Recently, I had the opportunity to tour a unique and innovative facility, the Bureau of Lab Services (BLS), the “water quality heartbeat of the Philadelphia Water Department” (PWD), as described by BLS director Gary Burlingame. I came away from the experience extremely proud for having such a dedicated, important, and influential operation running out of my city. (In case you haven’t heard, Philadelphians are a prideful bunch.) And maybe I was predisposed to my impression — destined to write this column — but I think all would agree, upon hearing about BLS, that the praise is well-deserved, and their approach — even if beyond the resources of smaller utilities — might inspire fellow water and wastewater professionals in any number of ways.
While BLS has advantages of scale not enjoyed by others, its philosophy is certainly transferable. Burlingame noted, “The pursuit of quality required the understanding of process and people. [It] is a rocky road and requires patience, but also commitment and foresight to see that where you end up is more valuable than where you start.”
Formed in 1981 and consolidated from three distinct sites to a single site in 1992, BLS is one of the largest water utility laboratories in the U.S., serving the nation’s fifth-largest city with water quality testing for all of the city’s water. Accredited by the Pennsylvania Department of Environmental Protection, BLS is audited annually to ensure standards consistent with meeting regulatory requirements — but BLS goes well beyond what’s standard.
The approximately 120 employees at BLS are divided (although intimately connected) into groups including: Scientific and Regulatory Affairs, Inorganics, Organics, Aquatic Biology, Watershed Sciences, Materials Analysis, Materials Engineering, Quality Assurance, IT, and Administration. A member from each unit is part of BLS’s Safety Committee, and BLS also oversees laboratories at PWD’s three water pollution control plants.
To hear the history of BLS and PWD is to hear the history and progression of water treatment in the U.S., in keeping with Philly’s designation as the “City of Firsts.” Fairmount Water Works was the nation’s largest and “most impressive” (according to BLS staff) water system in the country back in 1815; and in 1912, Philadelphia opened the largest single filtration plant in the world (one of five commissioned that year) and the largest pump station in the world, both in operation today.
Closer to the present, PWD continued its pioneering ways with its online water quality monitoring (OWQM) network, which began over 20 years ago. From three pilot sites, commencing when online monitoring was in its infancy, OWQM has grown into an optimized, citywide system of 38 dedicated monitoring sites and eight rapid deployment modules (RDMs). For each parameter measured across all the sites, data is generated every two minutes, equating to 200,000 data points daily. All that data is fed into a supervisory control and data acquisition (SCADA) system, which informs decision-making, houses long-term data, and controls remote sampling functionality. Select OWQM sites also incorporate an event detection system (EDS), which sends automated alarms when data falls outside correlation cluster thresholds.
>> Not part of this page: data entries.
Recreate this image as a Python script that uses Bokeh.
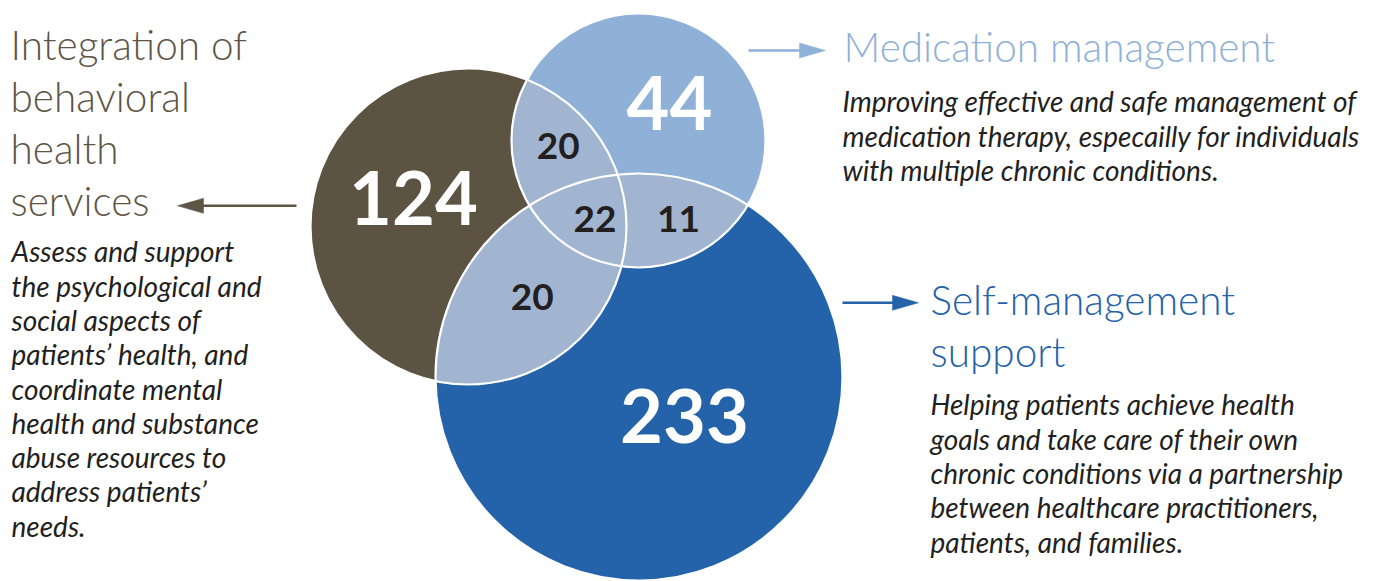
import numpy as np
from bokeh.plotting import figure
from bokeh.models import Range1d
from bokeh.core.properties import value
from bokeh.embed import file_html
from bokeh.resources import INLINE

# ---------------- data ----------------
set_names = ["Integration of behavioral health services",
             "Medication management",
             "Self-management support"]
set_only_counts = [124, 44, 233]
pair_names = ["Integration & Medication",
              "Integration & Self-management",
              "Medication & Self-management"]
pair_only_counts = [20, 20, 11]
all_three_count = [22]

heading_lines = [
    ["Integration of", "behavioral", "health", "services"],
    ["Medication management"],
    ["Self-management", "support"],
]
desc_lines = [
    ["Assess and support", "the psychological and", "social aspects of",
     "patients\u2019 health, and", "coordinate mental",
     "health and substance", "abuse resources to",
     "address patients\u2019", "needs."],
    ["Improving effective and safe management of",
     "medication therapy, especailly for individuals",
     "with multiple chronic conditions."],
    ["Helping patients achieve health",
     "goals and take care of their own",
     "chronic conditions via a partnership",
     "between healthcare practitioners,",
     "patients, and families."],
]

# ---------------- layout / style ----------------
W, H = 1382, 581
circ_cx = [468.0, 638.0, 638.5]
circ_cy = [226.0, 140.0, 376.5]
circ_r = [158.0, 127.0, 203.5]
circ_colors = ["#5C5343", "#8FB1D7", "#2462AA"]
overlap_color = "#A1B5D1"
text_dark = "#231F20"

set_label_xy = [(413, 225), (669, 130), (684, 443)]
pair_label_xy = [(557.7, 160), (531.7, 311.5), (678, 233)]
all_label_xy = [(594.5, 233)]

heading_xy = [(10, 60), (843, 62), (930, 315)]
heading_colors = ["#5E5545", "#8FB1D7", "#2462AA"]
heading_step = 52
desc_xy = [(11, 262), (842, 112), (930, 415)]
desc_step = 34.3

BIG, SMALL, HEAD, DESC = 74, 37, 40.5, 28
BASE_SHIFT = 0.4      # baseline correction, fraction of font size
BASE_SHIFT_BIG = 0.37

arrows = [  # tail, tip, color
    ((296, 205.3), (177, 205.3), "#5E5545"),
    ((748, 50), (825, 50), "#8FB1D7"),
    ((842, 302.3), (918, 302.3), "#2462AA"),
]
head_len, head_w = 26, 15

p = figure(width=W, height=H, x_range=Range1d(0, W), y_range=Range1d(H, 0),
           output_backend="svg", toolbar_location=None, min_border=0,
           x_axis_location=None, y_axis_location=None)
p.grid.visible = False
p.outline_line_color = None
p.background_fill_color = "white"
p.border_fill_color = "white"

# circles
p.circle(x=circ_cx, y=circ_cy, radius=circ_r, fill_color=circ_colors, line_color=None)


def lens(i, j, n=200):
    ax, ay, ra = circ_cx[i], circ_cy[i], circ_r[i]
    bx, by, rb = circ_cx[j], circ_cy[j], circ_r[j]
    d = np.hypot(bx - ax, by - ay)
    phi = np.arctan2(by - ay, bx - ax)
    alpha = np.arccos((d * d + ra * ra - rb * rb) / (2 * d * ra))
    beta = np.arccos((d * d + rb * rb - ra * ra) / (2 * d * rb))
    t1 = np.linspace(phi - alpha, phi + alpha, n)
    t2 = np.linspace(phi + np.pi - beta, phi + np.pi + beta, n)
    xs = np.concatenate([ax + ra * np.cos(t1), bx + rb * np.cos(t2)])
    ys = np.concatenate([ay + ra * np.sin(t1), by + rb * np.sin(t2)])
    return list(xs), list(ys)


lx, ly = [], []
for (i, j) in [(0, 1), (0, 2), (1, 2)]:
    xs, ys = lens(i, j)
    lx.append(xs)
    ly.append(ys)
p.patches(xs=lx, ys=ly, fill_color=overlap_color, line_color=overlap_color, line_width=0.5)

# white outlines
p.circle(x=circ_cx, y=circ_cy, radius=circ_r, fill_color=None, line_color="white", line_width=2.2)

# numbers
p.text(x=[xy[0] for xy in set_label_xy], y=[xy[1] - BASE_SHIFT_BIG * BIG for xy in set_label_xy],
       text=[str(v) for v in set_only_counts], text_font=value("Lato"),
       text_font_style="bold", text_font_size=f"{BIG}px", text_color="white",
       text_align="center", text_baseline="alphabetic")
small_xy = pair_label_xy + all_label_xy
small_vals = pair_only_counts + all_three_count
p.text(x=[xy[0] for xy in small_xy], y=[xy[1] - BASE_SHIFT * SMALL for xy in small_xy],
       text=[str(v) for v in small_vals], text_font=value("Lato"),
       text_font_style="bold", text_font_size=f"{SMALL}px", text_color=text_dark,
       text_align="center", text_baseline="alphabetic")

# headings and descriptions
for k in range(3):
    hx, hy = heading_xy[k]
    lines = heading_lines[k]
    p.text(x=[hx] * len(lines),
           y=[hy - BASE_SHIFT * HEAD + heading_step * m for m in range(len(lines))],
           text=lines, text_font=value("Lato Light"), text_font_size=f"{HEAD}px",
           text_color=heading_colors[k], text_align="left", text_baseline="alphabetic")
    dx, dy = desc_xy[k]
    dl = desc_lines[k]
    p.text(x=[dx] * len(dl),
           y=[dy - BASE_SHIFT * DESC + desc_step * m for m in range(len(dl))],
           text=dl, text_font=value("Lato"), text_font_style="italic",
           text_font_size=f"{DESC}px", text_color=text_dark,
           text_align="left", text_baseline="alphabetic")

# arrows
for (tail, tip, col) in arrows:
    tx, ty = tail
    ex, ey = tip
    L = np.hypot(ex - tx, ey - ty)
    ux, uy = (ex - tx) / L, (ey - ty) / L
    nx, ny = -uy, ux
    bx, by = ex - ux * head_len, ey - uy * head_len
    p.line(x=[tx, bx + ux * 2], y=[ty, by + uy * 2], line_color=col, line_width=2.6)
    p.patch(x=[ex, bx + nx * head_w / 2, bx - nx * head_w / 2],
            y=[ey, by + ny * head_w / 2, by - ny * head_w / 2],
            fill_color=col, line_color=col, line_width=0.5)

open("out.html", "w").write(file_html(p, INLINE))
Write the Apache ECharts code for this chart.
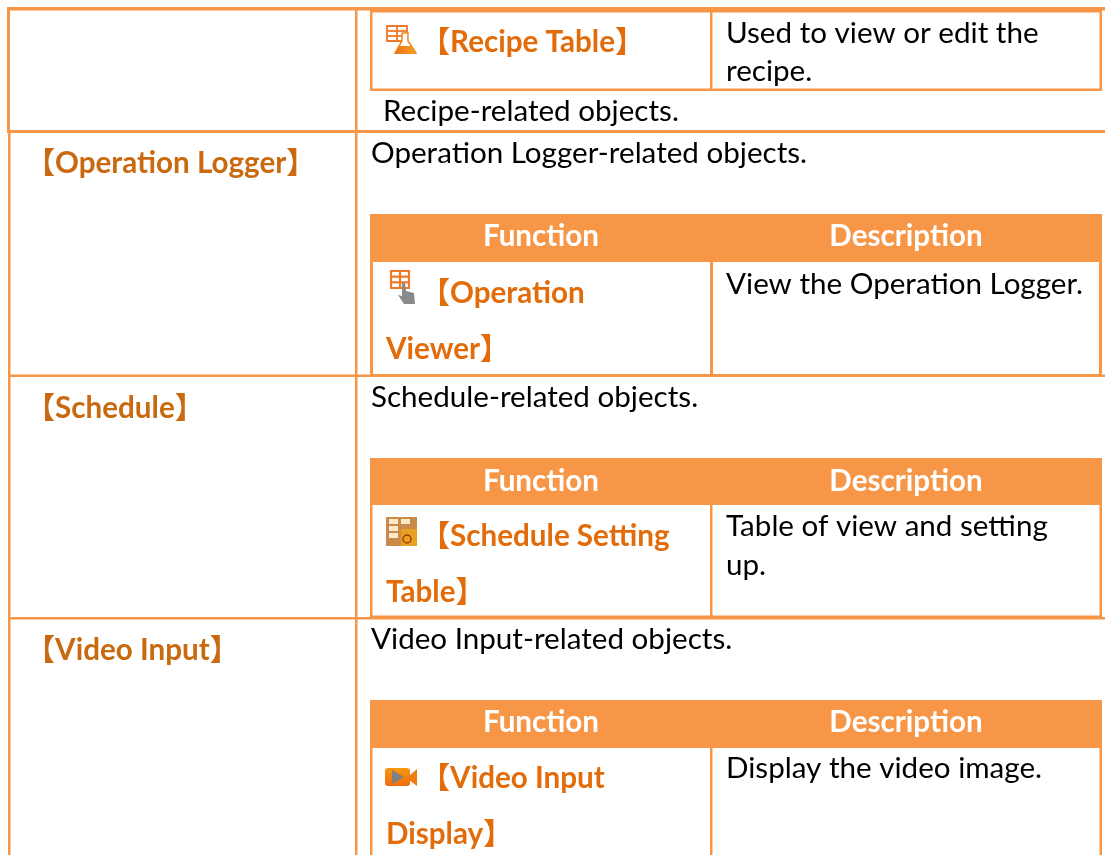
<!DOCTYPE html>
<html>
<head>
<meta charset="utf-8">
<style>
html, body { margin: 0; padding: 0; background: #fff; }
#main { width: 1105px; height: 855px; }
</style>
<script src="https://cdn.jsdelivr.net/npm/echarts@6/dist/echarts.min.js"></script>
</head>
<body>
<div id="main"></div>
<script>
// table content
const groupNames = ['【Operation Logger】', '【Schedule】', '【Video Input】']
const groupNotes = ['Recipe-related objects.', 'Operation Logger-related objects.', 'Schedule-related objects.', 'Video Input-related objects.']
const headers = ['Function', 'Description']
const functionLines = [
    ['【Recipe Table】'],
    ['【Operation', 'Viewer】'],
    ['【Schedule Setting', 'Table】'],
    ['【Video Input', 'Display】']
]
const descriptionLines = [
    ['Used to view or edit the', 'recipe.'],
    ['View the Operation Logger.'],
    ['Table of view and setting', 'up.'],
    ['Display the video image.']
]

const ORANGE = '#f79646'
const TITLE_DARK = '#c96a10'
const TITLE = '#e36c0a'
const FONT = 'Lato, "Noto Sans CJK SC", sans-serif'
const SIZE = 29.6

const W = 1105
const H = 855
const els = []

function hline(x1, x2, y, t) {
    els.push({ type: 'rect', shape: { x: x1, y: y, width: x2 - x1, height: t }, style: { fill: ORANGE }, silent: true })
}
function vline(x, y1, y2, t) {
    els.push({ type: 'rect', shape: { x: x, y: y1, width: t, height: y2 - y1 }, style: { fill: ORANGE }, silent: true })
}
function label(text, x, y, color, bold, align) {
    els.push({
        type: 'text',
        x: x,
        y: y,
        style: {
            text: text,
            fill: color,
            font: (bold ? 'bold ' : '') + SIZE + 'px ' + FONT,
            align: align || 'left',
            verticalAlign: 'middle'
        }
    })
}

// outer grid
hline(7, W, 7, 3.5)
hline(7, W, 130, 3)
hline(8, W, 374.5, 2.5)
hline(8, W, 617, 2.5)
vline(7, 7, 133, 3)
vline(8, 133, H, 2.5)
vline(355, 7, H, 2.5)

// inner table frames
const tables = [
    { top: 10, bottom: 91, right: 1102, header: null, t: 2.5, closed: true, headerY: 0 },
    { top: 214, bottom: 377, right: 1102, header: 262, t: 3, closed: true, headerY: 236 },
    { top: 458, bottom: 618, right: 1102, header: 505, t: 2.5, closed: true, headerY: 481 },
    { top: 700, bottom: H, right: 1102, header: 748, t: 2.5, closed: false, headerY: 722 }
]
tables.forEach(function (t) {
    vline(370, t.top, t.bottom, t.t)
    vline(710, t.header || t.top, t.bottom, t.t)
    vline(t.right - t.t, t.top, t.bottom, t.t)
    if (t.closed) hline(370, t.right, t.bottom - t.t, t.t)
    if (t.header) {
        els.push({ type: 'rect', shape: { x: 370, y: t.top, width: t.right - 370, height: t.header - t.top }, style: { fill: ORANGE }, silent: true })
        label(headers[0], 541, t.headerY, '#fff', true, 'center')
        label(headers[1], 906, t.headerY, '#fff', true, 'center')
    } else {
        hline(370, t.right, t.top, 2.5)
    }
})

// left column
const groupY = [163, 408, 650]
groupNames.forEach(function (s, i) { label(s, 25.5, groupY[i], TITLE_DARK, true) })

// notes above each inner table
const noteX = [383, 371, 371, 371]
const noteY = [111, 153, 397, 639]
groupNotes.forEach(function (s, i) { label(s, noteX[i], noteY[i], '#000', false) })

// function cells
const fnY = [[42], [293, 349], [536, 592], [778, 834]]
functionLines.forEach(function (lines, i) {
    lines.forEach(function (s, j) {
        label(s, j === 0 ? 420.5 : 386, fnY[i][j], TITLE, true)
    })
})

// description cells
const descY = [[33, 71], [284], [526, 565], [768]]
descriptionLines.forEach(function (lines, i) {
    lines.forEach(function (s, j) { label(s, 726, descY[i][j], '#000', false) })
})

// small icons
const warm = { type: 'linear', x: 0, y: 0, x2: 1, y2: 0, colorStops: [{ offset: 0, color: '#f0701a' }, { offset: 1, color: '#f7a01e' }] }
function tableIcon(x, y, w, h, lw) {
    els.push({ type: 'rect', shape: { x: x, y: y, width: w, height: h }, style: { fill: '#fff', stroke: '#ef7a2a', lineWidth: lw } })
    for (let i = 1; i < 3; i++) {
        els.push({ type: 'line', shape: { x1: x, y1: y + h * i / 3, x2: x + w, y2: y + h * i / 3 }, style: { stroke: '#ef7a2a', lineWidth: lw } })
    }
    els.push({ type: 'line', shape: { x1: x + w / 2, y1: y, x2: x + w / 2, y2: y + h }, style: { stroke: '#ef7a2a', lineWidth: lw } })
}
// recipe flask
tableIcon(387, 26, 20, 15, 1.8)
els.push({ type: 'polygon', shape: { points: [[402, 33], [408, 33], [408, 41], [416, 53], [395, 53], [402, 41]] }, style: { fill: '#fff', stroke: '#f08a1e', lineWidth: 1.5 } })
els.push({ type: 'polygon', shape: { points: [[399, 46], [411, 46], [416, 54], [395, 54]] }, style: { fill: warm } })
// operation viewer hand
tableIcon(391, 271, 18, 17, 2.2)
els.push({ type: 'polygon', shape: { points: [[402, 283], [405, 283], [406, 291], [414, 293], [415, 304], [404, 304], [398, 295], [402, 296]] }, style: { fill: '#8a8a8a' } })
// schedule table
els.push({ type: 'rect', shape: { x: 386, y: 517, width: 31, height: 29 }, style: { fill: '#c98a4a' } })
els.push({ type: 'rect', shape: { x: 389, y: 519, width: 9, height: 5 }, style: { fill: '#fbe9c8' } })
els.push({ type: 'rect', shape: { x: 401, y: 519, width: 9, height: 5 }, style: { fill: '#fbe9c8' } })
els.push({ type: 'rect', shape: { x: 389, y: 526, width: 9, height: 5 }, style: { fill: '#fbe9c8' } })
els.push({ type: 'rect', shape: { x: 389, y: 533, width: 9, height: 5 }, style: { fill: '#fbe9c8' } })
els.push({ type: 'rect', shape: { x: 401, y: 529, width: 16, height: 17 }, style: { fill: '#e8a020' } })
els.push({ type: 'circle', shape: { cx: 407, cy: 539, r: 4 }, style: { fill: 'none', stroke: '#a83a10', lineWidth: 1.5 } })
// video camera
els.push({ type: 'rect', shape: { x: 385, y: 768, width: 25, height: 18, r: 3 }, style: { fill: { type: 'linear', x: 0, y: 0, x2: 0, y2: 1, colorStops: [{ offset: 0, color: '#f59a10' }, { offset: 1, color: '#ee6a10' }] } } })
els.push({ type: 'polygon', shape: { points: [[409, 776], [417, 769], [417, 786], [409, 780]] }, style: { fill: '#ee7a10' } })
els.push({ type: 'polygon', shape: { points: [[392, 770], [404, 777], [392, 784]] }, style: { fill: '#808080' } })

const chart = echarts.init(document.getElementById('main'))
chart.setOption({
    backgroundColor: '#fff',
    animation: false,
    graphic: { elements: els }
})
</script>
</body>
</html>
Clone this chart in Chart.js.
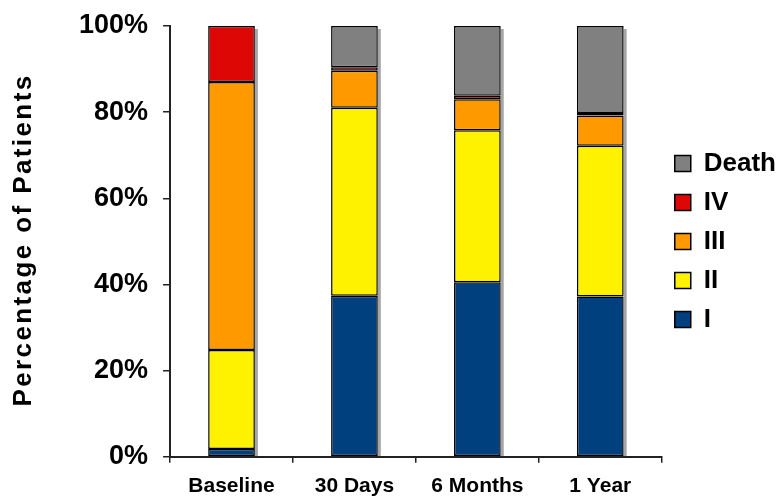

EDS is part of a larger effort to help secure the country against malicious attacks, as Philadelphia was one of five cities selected to pilot a contamination warning system (CWS) in the wake of the attacks on Sept. 11, 2001. CWS/ OWQM data shows up on a dashboard that is a central home for alarms, grab sample data, and events, as well as customer complaints and work orders. Redundant, off-site SCADA servers back up all the data, and multiple cellular service providers ensure real-time data transfer even when service interruptions occur. The OWQM team also researches novel applications and new sensors to stay at the forefront of emerging technologies, while at the same time assessing their real-world practicality for the water industry.
For in-service sensors, quality assurance is verified with weekly performance checks of online instruments, checking them against field samples that are analyzed on-site. They also undergo monthly performance checks and quarterly calibrations.
Back at the central facility, another novel and impressive (from my perspective) BLS function is the work of the Materials Engineering Lab (MEL). Here, chemists and engineers test the physical and chemical properties of items purchased by the city — including infrastructure materials (e.g., pipe, concrete, manhole covers, hydrants, and soil) and water treatment chemicals (chlorine, fluoride, powdered activated carbon, etc.), but also fuels, textiles, cleaning products, and manufactured items. With origins dating back to 1892, in the basement of City Hall, the MEL verifies that products are safe and meet specifications, saving the city thousands of dollars per year.
And this account of what I saw and learned doesn’t even do justice to the benefit BLS brings to the city and its position as a national leader — past, present, and future — for all things water quality. As Burlingame noted, referring to the founding of BLS, “The need for water quality came out of a time when … a city’s pride asked for something to be proud about, when leadership decided that continuous improvement is a good thing.”
This native son, who has reported on his share of water programs, is proud indeed. Positive prejudice, perhaps, but hard to deny.